Without the pictures, return all of the material exactly as written.

+++ Input records +++

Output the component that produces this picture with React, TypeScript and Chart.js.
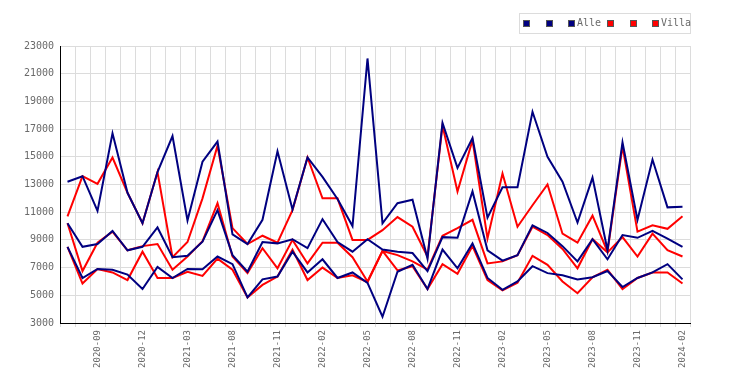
import React, { useEffect, useRef } from 'react';
import { Chart, registerables } from 'chart.js';

Chart.register(...registerables);

const months: string[] = [
  '2020-07', '2020-08', '2020-09', '2020-10', '2020-11', '2020-12',
  '2021-01', '2021-02', '2021-03', '2021-04', '2021-05', '2021-08',
  '2021-09', '2021-10', '2021-11', '2021-12', '2022-01', '2022-02',
  '2022-03', '2022-04', '2022-05', '2022-06', '2022-07', '2022-08',
  '2022-09', '2022-10', '2022-11', '2022-12', '2023-01', '2023-02',
  '2023-03', '2023-04', '2023-05', '2023-06', '2023-07', '2023-08',
  '2023-09', '2023-10', '2023-11', '2023-12', '2024-01', '2024-02',
];

const alleLow: number[] = [
  8500, 6250, 6900, 6850, 6500, 5450, 7050, 6250, 6900, 6880, 7800, 7250,
  4850, 6150, 6350, 8150, 6650, 7600, 6250, 6650, 5900, 3450, 6700, 7200,
  5450, 8300, 6950, 8750, 6250, 5400, 6000, 7100, 6600, 6450, 6150, 6300,
  6750, 5600, 6250, 6650, 7250, 6150,
];
const alleMid: number[] = [
  10200, 8500, 8700, 9650, 8250, 8500, 9900, 7750, 7850, 8870, 11150, 7900,
  6700, 8850, 8750, 9050, 8400, 10500, 8850, 8150, 9050, 8300, 8150, 8050,
  6750, 9200, 9150, 12500, 8250, 7500, 7900, 10050, 9500, 8550, 7450, 9050,
  7600, 9350, 9150, 9650, 9100, 8500,
];
const alleHigh: number[] = [
  13200, 13600, 11100, 16700, 12400, 10200, 13900, 16500, 10400, 14650, 16100, 9400,
  8700, 10450, 15400, 11200, 14950, 13550, 11950, 10000, 22100, 10200, 11650, 11900,
  7650, 17450, 14200, 16350, 10600, 12800, 12800, 18250, 15000, 13200, 10250, 13500,
  8250, 16050, 10450, 14800, 11350, 11400,
];
const villaLow: number[] = [
  8500, 5850, 6900, 6650, 6100, 8150, 6250, 6250, 6700, 6400, 7650, 6850,
  4850, 5750, 6350, 8300, 6100, 7000, 6250, 6450, 5950, 8200, 6800, 7100,
  5450, 7250, 6550, 8550, 6100, 5350, 5900, 7850, 7200, 6000, 5150, 6300,
  6850, 5450, 6250, 6650, 6650, 5850,
];
const villaMid: number[] = [
  10200, 6750, 8800, 9600, 8250, 8550, 8700, 6850, 7800, 8900, 11650, 7800,
  6600, 8400, 6950, 9000, 7300, 8800, 8800, 7750, 6000, 8200, 7900, 7450,
  6850, 9300, 9850, 10450, 7300, 7450, 7900, 9950, 9350, 8350, 6950, 9050,
  8100, 9200, 7800, 9450, 8250, 7800,
];
const villaHigh: number[] = [
  10700, 13600, 13050, 14950, 12400, 10200, 13900, 7750, 8850, 12000, 15800, 9850,
  8700, 9300, 8800, 11150, 14950, 12000, 12000, 9000, 9000, 9700, 10650, 9950,
  7800, 17250, 12500, 16200, 9100, 13800, 9950, 11500, 13000, 9450, 8800, 10750,
  8150, 15750, 9600, 10050, 9800, 10700,
];

const yMin = 3000;
const yMax = 23000;
const yStep = 2000;

const NAVY = '#000080';
const RED = '#ff0000';
const FONT = "'DejaVu Sans Mono', 'Liberation Mono', monospace";
const TEXT = '#6a6a6a';

const series = [
  { label: '', data: alleLow, color: NAVY },
  { label: '', data: alleMid, color: NAVY },
  { label: 'Alle', data: alleHigh, color: NAVY },
  { label: '', data: villaLow, color: RED },
  { label: '', data: villaMid, color: RED },
  { label: 'Villa', data: villaHigh, color: RED },
];

const legendX = [523, 546, 568, 607, 630, 652];

export default function App() {
  const ref = useRef<HTMLCanvasElement>(null);

  useEffect(() => {
    const chart = new Chart(ref.current!, {
      type: 'line',
      data: {
        labels: months,
        datasets: series.map((s) => ({
          label: s.label,
          data: s.data,
          borderColor: s.color,
          backgroundColor: s.color,
          borderWidth: 2,
          pointRadius: 0,
          tension: 0,
          fill: false,
        })),
      },
      options: {
        responsive: false,
        animation: false,
        layout: { padding: { top: 46, right: 60, left: 0, bottom: 0 } },
        plugins: { legend: { display: false }, tooltip: { enabled: false } },
        scales: {
          x: {
            type: 'category',
            offset: true,
            grid: { offset: true, color: '#dcdcdc', lineWidth: 1, tickLength: 4, drawTicks: true },
            border: { color: '#000', width: 1 },
            ticks: {
              autoSkip: false,
              minRotation: 90,
              maxRotation: 90,
              padding: 3,
              color: TEXT,
              font: { family: FONT, size: 9 },
              callback: (_v: any, i: number) => (i % 3 === 2 ? months[i] : ''),
            },
            afterFit: (s: any) => { s.height = 62; },
          },
          y: {
            min: yMin,
            max: yMax,
            grid: { color: '#dcdcdc', lineWidth: 1, drawTicks: false },
            border: { color: '#000', width: 1 },
            ticks: {
              stepSize: yStep,
              padding: 6,
              color: TEXT,
              font: { family: FONT, size: 10 },
              callback: (v: any) => String(v),
            },
            afterFit: (s: any) => { s.width = 60; },
          },
        },
      },
    });
    return () => chart.destroy();
  }, []);

  return (
    <div style={{ position: 'absolute', left: 0, top: 0, width: 750, height: 385, background: '#fff' }}>
      <canvas ref={ref} width={750} height={385} style={{ display: 'block' }} />
      <div
        style={{
          position: 'absolute', left: 519, top: 13, width: 170, height: 19,
          border: '1px solid #dcdcdc', boxSizing: 'content-box',
        }}
      />
      {series.map((s, i) => (
        <React.Fragment key={i}>
          <div
            style={{
              position: 'absolute', left: legendX[i], top: 20, width: 5, height: 5,
              background: s.color, border: '1px solid #555',
            }}
          />
          {s.label ? (
            <div
              style={{
                position: 'absolute', left: legendX[i] + 9, top: 16, height: 14, lineHeight: '14px',
                fontFamily: FONT, fontSize: 10, color: TEXT, whiteSpace: 'nowrap',
              }}
            >
              {s.label}
            </div>
          ) : null}
        </React.Fragment>
      ))}
    </div>
  );
}
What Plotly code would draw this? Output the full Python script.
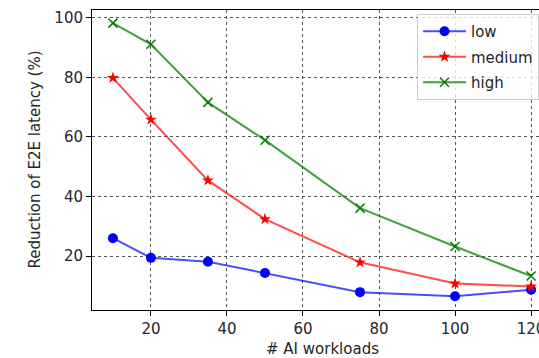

+++

■ The output ■
Output the component that produces this picture with React, TypeScript and Chart.js.
import React, { useEffect, useRef } from 'react';
import { Chart, registerables } from 'chart.js';

Chart.register(...registerables);

const months: string[] = [
  '2020-07', '2020-08', '2020-09', '2020-10', '2020-11', '2020-12',
  '2021-01', '2021-02', '2021-03', '2021-04', '2021-05', '2021-08',
  '2021-09', '2021-10', '2021-11', '2021-12', '2022-01', '2022-02',
  '2022-03', '2022-04', '2022-05', '2022-06', '2022-07', '2022-08',
  '2022-09', '2022-10', '2022-11', '2022-12', '2023-01', '2023-02',
  '2023-03', '2023-04', '2023-05', '2023-06', '2023-07', '2023-08',
  '2023-09', '2023-10', '2023-11', '2023-12', '2024-01', '2024-02',
];

const alleLow: number[] = [
  8500, 6250, 6900, 6850, 6500, 5450, 7050, 6250, 6900, 6880, 7800, 7250,
  4850, 6150, 6350, 8150, 6650, 7600, 6250, 6650, 5900, 3450, 6700, 7200,
  5450, 8300, 6950, 8750, 6250, 5400, 6000, 7100, 6600, 6450, 6150, 6300,
  6750, 5600, 6250, 6650, 7250, 6150,
];
const alleMid: number[] = [
  10200, 8500, 8700, 9650, 8250, 8500, 9900, 7750, 7850, 8870, 11150, 7900,
  6700, 8850, 8750, 9050, 8400, 10500, 8850, 8150, 9050, 8300, 8150, 8050,
  6750, 9200, 9150, 12500, 8250, 7500, 7900, 10050, 9500, 8550, 7450, 9050,
  7600, 9350, 9150, 9650, 9100, 8500,
];
const alleHigh: number[] = [
  13200, 13600, 11100, 16700, 12400, 10200, 13900, 16500, 10400, 14650, 16100, 9400,
  8700, 10450, 15400, 11200, 14950, 13550, 11950, 10000, 22100, 10200, 11650, 11900,
  7650, 17450, 14200, 16350, 10600, 12800, 12800, 18250, 15000, 13200, 10250, 13500,
  8250, 16050, 10450, 14800, 11350, 11400,
];
const villaLow: number[] = [
  8500, 5850, 6900, 6650, 6100, 8150, 6250, 6250, 6700, 6400, 7650, 6850,
  4850, 5750, 6350, 8300, 6100, 7000, 6250, 6450, 5950, 8200, 6800, 7100,
  5450, 7250, 6550, 8550, 6100, 5350, 5900, 7850, 7200, 6000, 5150, 6300,
  6850, 5450, 6250, 6650, 6650, 5850,
];
const villaMid: number[] = [
  10200, 6750, 8800, 9600, 8250, 8550, 8700, 6850, 7800, 8900, 11650, 7800,
  6600, 8400, 6950, 9000, 7300, 8800, 8800, 7750, 6000, 8200, 7900, 7450,
  6850, 9300, 9850, 10450, 7300, 7450, 7900, 9950, 9350, 8350, 6950, 9050,
  8100, 9200, 7800, 9450, 8250, 7800,
];
const villaHigh: number[] = [
  10700, 13600, 13050, 14950, 12400, 10200, 13900, 7750, 8850, 12000, 15800, 9850,
  8700, 9300, 8800, 11150, 14950, 12000, 12000, 9000, 9000, 9700, 10650, 9950,
  7800, 17250, 12500, 16200, 9100, 13800, 9950, 11500, 13000, 9450, 8800, 10750,
  8150, 15750, 9600, 10050, 9800, 10700,
];

const yMin = 3000;
const yMax = 23000;
const yStep = 2000;

const NAVY = '#000080';
const RED = '#ff0000';
const FONT = "'DejaVu Sans Mono', 'Liberation Mono', monospace";
const TEXT = '#6a6a6a';

const series = [
  { label: '', data: alleLow, color: NAVY },
  { label: '', data: alleMid, color: NAVY },
  { label: 'Alle', data: alleHigh, color: NAVY },
  { label: '', data: villaLow, color: RED },
  { label: '', data: villaMid, color: RED },
  { label: 'Villa', data: villaHigh, color: RED },
];

const legendX = [523, 546, 568, 607, 630, 652];

export default function App() {
  const ref = useRef<HTMLCanvasElement>(null);

  useEffect(() => {
    const chart = new Chart(ref.current!, {
      type: 'line',
      data: {
        labels: months,
        datasets: series.map((s) => ({
          label: s.label,
          data: s.data,
          borderColor: s.color,
          backgroundColor: s.color,
          borderWidth: 2,
          pointRadius: 0,
          tension: 0,
          fill: false,
        })),
      },
      options: {
        responsive: false,
        animation: false,
        layout: { padding: { top: 46, right: 60, left: 0, bottom: 0 } },
        plugins: { legend: { display: false }, tooltip: { enabled: false } },
        scales: {
          x: {
            type: 'category',
            offset: true,
            grid: { offset: true, color: '#dcdcdc', lineWidth: 1, tickLength: 4, drawTicks: true },
            border: { color: '#000', width: 1 },
            ticks: {
              autoSkip: false,
              minRotation: 90,
              maxRotation: 90,
              padding: 3,
              color: TEXT,
              font: { family: FONT, size: 9 },
              callback: (_v: any, i: number) => (i % 3 === 2 ? months[i] : ''),
            },
            afterFit: (s: any) => { s.height = 62; },
          },
          y: {
            min: yMin,
            max: yMax,
            grid: { color: '#dcdcdc', lineWidth: 1, drawTicks: false },
            border: { color: '#000', width: 1 },
            ticks: {
              stepSize: yStep,
              padding: 6,
              color: TEXT,
              font: { family: FONT, size: 10 },
              callback: (v: any) => String(v),
            },
            afterFit: (s: any) => { s.width = 60; },
          },
        },
      },
    });
    return () => chart.destroy();
  }, []);

  return (
    <div style={{ position: 'absolute', left: 0, top: 0, width: 750, height: 385, background: '#fff' }}>
      <canvas ref={ref} width={750} height={385} style={{ display: 'block' }} />
      <div
        style={{
          position: 'absolute', left: 519, top: 13, width: 170, height: 19,
          border: '1px solid #dcdcdc', boxSizing: 'content-box',
        }}
      />
      {series.map((s, i) => (
        <React.Fragment key={i}>
          <div
            style={{
              position: 'absolute', left: legendX[i], top: 20, width: 5, height: 5,
              background: s.color, border: '1px solid #555',
            }}
          />
          {s.label ? (
            <div
              style={{
                position: 'absolute', left: legendX[i] + 9, top: 16, height: 14, lineHeight: '14px',
                fontFamily: FONT, fontSize: 10, color: TEXT, whiteSpace: 'nowrap',
              }}
            >
              {s.label}
            </div>
          ) : null}
        </React.Fragment>
      ))}
    </div>
  );
}
What Plotly code would draw this? Output the full Python script.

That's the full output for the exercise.